Akron Municipal Court Receives Grant Funding From Supreme Court of Ohio
The Akron Municipal Court was recently awarded a $195,000 grant from the Supreme Court of Ohio’s Technology Grant Fund. The Court will use the dollars to install a new integrated case management system (CMS).
These grant dollars will cover the initial cost associated with data conversion and CMS deployment for the system. Fifty-four projects benefitting Ohio-based courts received more than $3.2 million in this year’s Technology Grant Funding. This is the Technology Grant Fund’s sixth year of disbursements.
“We cannot underestimate the positive impact these grant dollars will have on our community due to the Supreme Court of Ohio’s generosity in awarding our Court these crucial grant dollars,” Administrative/Presiding Judge Nicole Walker said. “Although the Akron Municipal Court is known for the innovative programming opportunities we offer our community, we have fallen behind in the area of technology and we are operating on a legacy case management system from 1987. A new case management system will improve operational efficiencies and increase equal access to justice as the software will allow us to conduct business much more efficiently and allow us to collaborate with justice partners by sharing data.”
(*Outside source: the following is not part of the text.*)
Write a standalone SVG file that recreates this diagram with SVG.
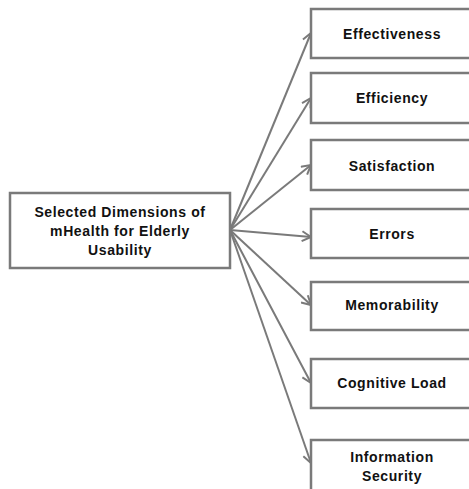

The software will manage the Akron Municipal Court’s total caseload of approximately 44,000 cases annually, and digitize cases dating as far back as 1976. The CMS’ capabilities include providing parties with reminders regarding court dates and due dates for fines and costs, along with the ability to make partial payments online, track cases, generate appellate records and accept electronic tickets from law enforcement.
“Lack of up-to-date technology can hinder the effective administration of justice,” Supreme Court of Ohio Chief Justice Maureen O’Connor said. “This year, the needs of some courts are basic while others leap into information technology, communications upgrades, and case management efficiency.”
“Simply put, courts today are forced to do more and more, and technology can answer those challenges,” the chief justice said. “Also, tech upgrades can save money in the long run and that’s helpful because financial challenges are inherent in operating a court.”
The projects selected for funding were scored by a 27-member panel of judges, court administrators, clerks, information technology professionals, security experts, and other personnel from local courts across the state.
The new integrated CMS will take approximately 18 months to fully implement and is expected to be completed in 2021.